Time, Clocks, and the Ordering of Events in a Distributed System
Leslie Lamport, Communications of the ACM, July 1978, pp. 558-565.
I had not originally intended to cover this paper, but as I started trying to describe Implementing Atomic Actions on Decentralized Data, I realized that I needed to include it in order to better explain that work. This is one of the papers for which Leslie Lamport was awarded the Turing Award. In it, he is wrestling with the effects of relativity in computer systems.
What does this mean? In essence, as soon as we have more than two distinct computer systems communicating with one another in a network, we must account for the fact that the order of events may now vary for each individual note. Indeed, as it turns out, this effect is not restricted to distributed systems. It can be seen in single computer systems with multiple processors as well (another area where Lamport was significantly involved) in the study of consistency models.
Networks tend to exacerbate these issues because the times involved often make it more apparent that there are issues. This will profoundly impact distributed systems (including distributed file systems, a notable and classic example of distributed systems) and we continue to wrestle with its manifestations 40 years after this paper.
The paper describes a system (Figure 1) in which three different components, labeled Process P, Process Q, and Process R, are sending messages between them. Individual messages are labeled and numbered in sequence and the time between them is shown. It is worth noting that the times are of both when the message was sent as well as when it was received.
This demonstrates that the observed order of events does not necessarily match what an external observer might see as the ordering. Thus, for example, Process R receives messages in a different order than they were sent by Process Q. This behavior might seem surprising initially, but is in fact a common occurrence. This could be due to queue types, intermediate network components, scheduling delays, etc.
He introduces a nomenclature of describing the “happened before” relationship, establishing an ordering of events within the system. He uses the → character to indicate this relationship. Thus, if a comes before b he writes “a → b“. Similarly it is transitive operation: if a → b and b → c then a → c. Finally he defines an operation as concurrent if there is no ordering between a and b. This applies to operations within a single process as well as between processes. He notes in this discussion that sending a message must have happened before receiving a message.
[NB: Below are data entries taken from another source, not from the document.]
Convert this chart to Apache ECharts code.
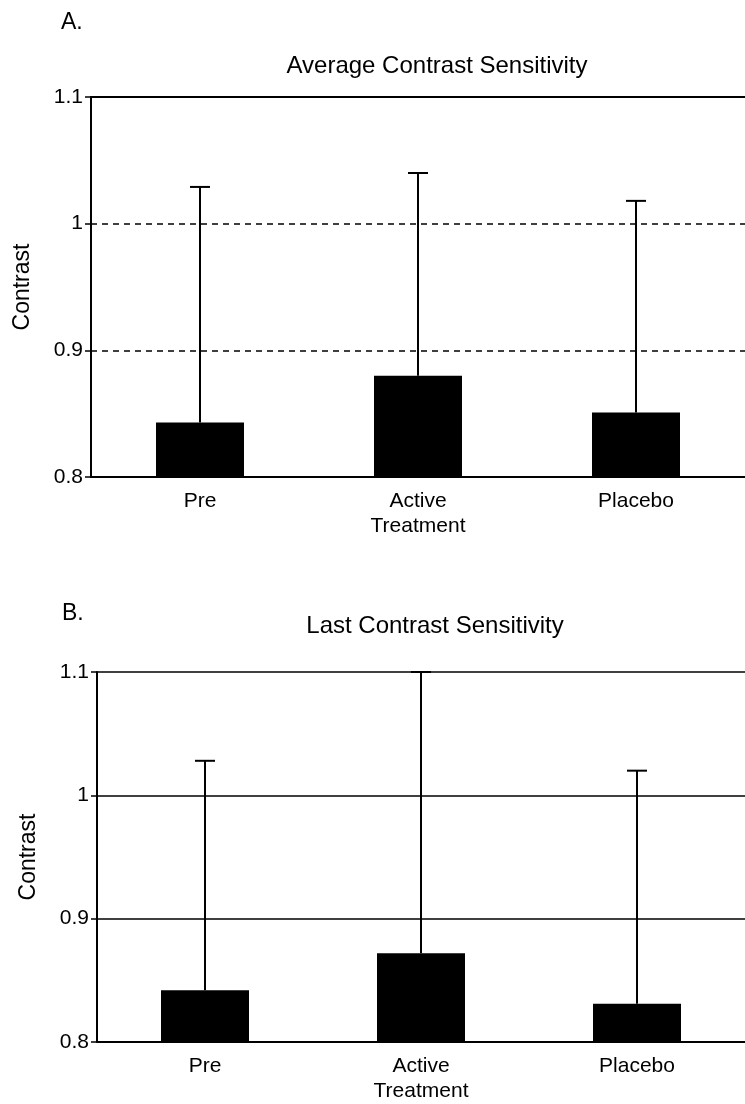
<!DOCTYPE html>
<html>
<head>
<meta charset="utf-8">
<script src="https://cdn.jsdelivr.net/npm/echarts@6/dist/echarts.min.js"></script>
<style>
html,body{margin:0;padding:0;background:#fff;}
#chart{width:745px;height:1104px;}
</style>
</head>
<body>
<div id="chart"></div>
<script>
// ---- data ----
const categories = ['Pre', 'Active\nTreatment', 'Placebo'];
const avgMeans = [0.843, 0.880, 0.851];
const avgUpper = [1.029, 1.040, 1.018];
const lastMeans = [0.842, 0.872, 0.831];
const lastUpper = [1.028, 1.100, 1.020];
const titleA = 'Average Contrast Sensitivity';
const titleB = 'Last Contrast Sensitivity';
const yName = 'Contrast';
const yMin = 0.8, yMax = 1.1, yStep = 0.1;

const FONT = 'Liberation Sans, Arial, Helvetica, sans-serif';

function errRender(params, api) {
  const x = api.value(0), lo = api.value(1), hi = api.value(2);
  const pLo = api.coord([x, lo]);
  const pHi = api.coord([x, hi]);
  const half = 10;
  return {
    type: 'group',
    children: [
      { type: 'line', shape: { x1: pLo[0], y1: pLo[1], x2: pHi[0], y2: pHi[1] },
        style: { stroke: '#000', lineWidth: 2 } },
      { type: 'line', shape: { x1: pHi[0] - half, y1: pHi[1], x2: pHi[0] + half, y2: pHi[1] },
        style: { stroke: '#000', lineWidth: 2 } }
    ]
  };
}

function xAxisFor(gridIndex) {
  return {
    type: 'category', gridIndex: gridIndex, data: categories,
    axisLine: { show: true, lineStyle: { color: '#000', width: 2 } },
    axisTick: { show: false },
    axisLabel: { color: '#000', fontFamily: FONT, fontSize: 21, margin: 12, lineHeight: 25, interval: 0 },
    splitLine: { show: false }
  };
}
function yAxisFor(gridIndex, dashed) {
  return {
    type: 'value', gridIndex: gridIndex, min: yMin, max: yMax, interval: yStep,
    name: yName, nameLocation: 'middle', nameGap: 57,
    nameTextStyle: { color: '#000', fontFamily: FONT, fontSize: 23 },
    axisLine: { show: true, lineStyle: { color: '#000', width: 2 } },
    axisTick: { show: true, length: 6, lineStyle: { color: '#000', width: 1.5 } },
    axisLabel: { color: '#000', fontFamily: FONT, fontSize: 21, margin: 8,
      formatter: v => String(Math.round(v * 10) / 10) },
    splitLine: { show: true, lineStyle: { color: '#000', width: 1.5, type: dashed ? [6, 5] : 'solid' } }
  };
}

const chart = echarts.init(document.getElementById('chart'), null, { renderer: 'canvas' });
chart.setOption({
  animation: false,
  backgroundColor: '#fff',
  title: [
    { text: titleA, left: 432, top: 49, textAlign: 'center',
      textStyle: { color: '#000', fontFamily: FONT, fontSize: 24, fontWeight: 'normal' } },
    { text: titleB, left: 430, top: 609, textAlign: 'center',
      textStyle: { color: '#000', fontFamily: FONT, fontSize: 24, fontWeight: 'normal' } }
  ],
  graphic: [
    { type: 'text', left: 61, top: 11,
      style: { text: 'A.', fill: '#000', font: '23px ' + FONT } },
    { type: 'text', left: 62, top: 602,
      style: { text: 'B.', fill: '#000', font: '23px ' + FONT } }
  ],
  grid: [
    { left: 91, top: 97, width: 657, height: 380 },
    { left: 97, top: 672, width: 657, height: 380 }
  ],
  xAxis: [
    xAxisFor(0),
    xAxisFor(1),
    { type: 'category', gridIndex: 0, position: 'top', data: categories,
      axisLine: { show: true, lineStyle: { color: '#000', width: 2 } },
      axisTick: { show: false }, axisLabel: { show: false }, splitLine: { show: false } }
  ],
  yAxis: [ yAxisFor(0, true), yAxisFor(1, false) ],
  series: [
    { type: 'bar', xAxisIndex: 0, yAxisIndex: 0, data: avgMeans, barWidth: 88,
      itemStyle: { color: '#000' }, z: 3 },
    { type: 'custom', xAxisIndex: 0, yAxisIndex: 0, renderItem: errRender, z: 4,
      data: categories.map((c, i) => [i, avgMeans[i], avgUpper[i]]) },
    { type: 'bar', xAxisIndex: 1, yAxisIndex: 1, data: lastMeans, barWidth: 88,
      itemStyle: { color: '#000' }, z: 3 },
    { type: 'custom', xAxisIndex: 1, yAxisIndex: 1, renderItem: errRender, z: 4,
      data: categories.map((c, i) => [i, lastMeans[i], lastUpper[i]]) }
  ]
});
</script>
</body>
</html>
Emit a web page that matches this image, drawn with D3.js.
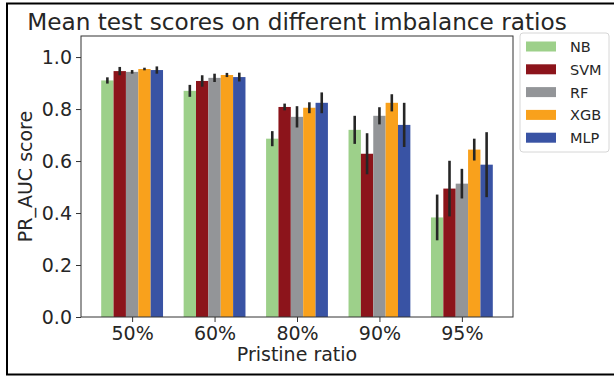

While this might sound simple, it helps us begin to reason about these events, since we can pay attention to the events that do have ordering constraints and ignore those that do not. In many cases, we won’t care about the order of two operations because the net effect is the same, regardless of the order. What we do want to do, however, is ensure that we understand ordering for those operations where it does matter.
Figure 2 then takes the same chart, but this time he adds the concept of a clock tick. The dashed lines represents the tick of a clock; the ticks occurs between events. He then defines the time ordering (“clock function”) is related to the → relationship. If a → b then C(a) < C(b). That is, the clock tick (time) is also well ordered. He observes then that we can extend this definition to cover the prior case, where we look at the ordering of operations within a single process, as well as across processes: recall that a → b is required for messages sent between processes, where a is the send event and b is the receive event and thus C(a) < C(b) in this case as well. He calls this the “Clock Condition”.
He then goes one step further: he flattens out the clock ticks, yielding Figure 3. Now our clock ticks are uniform time and our events are within one of the clock tick intervals. Since we separate dependent operations, we now have a model we can use to order events globally.
This was the point he was trying to make. “Being able to totally order the events can be very useful in implementing a distributed system.” This is a classic understatement and is the focus of much of distributed systems research and implementation to this day: how do you ensure that you have a definitive order of events. We will see this when looking at later work.
At this point he focuses on more rigorously defining his system. This allows him to note that this becomes a “distributed algorithm”. He describes the replicated state machine that is being executed by all the nodes within the distributed system. There is no central authority in this model forcing the ordering.
This is an important point not to miss: in Lamport’s distributed system there is no requirement for a centralized service. He does not insist on a total ordering of events in the system and settles for a partial ordering – one in which he doesn’t worry about the events that aren’t sensitive to their ordering. This is a powerful technique because it gives up total determinism; we gain performance through parallelism.
From this article we get the Lamport Clock which is not so much a clock as a monotonically increasing value that represents relative ordering. Note that a hardware clock will satisfy this invariant requirement as well.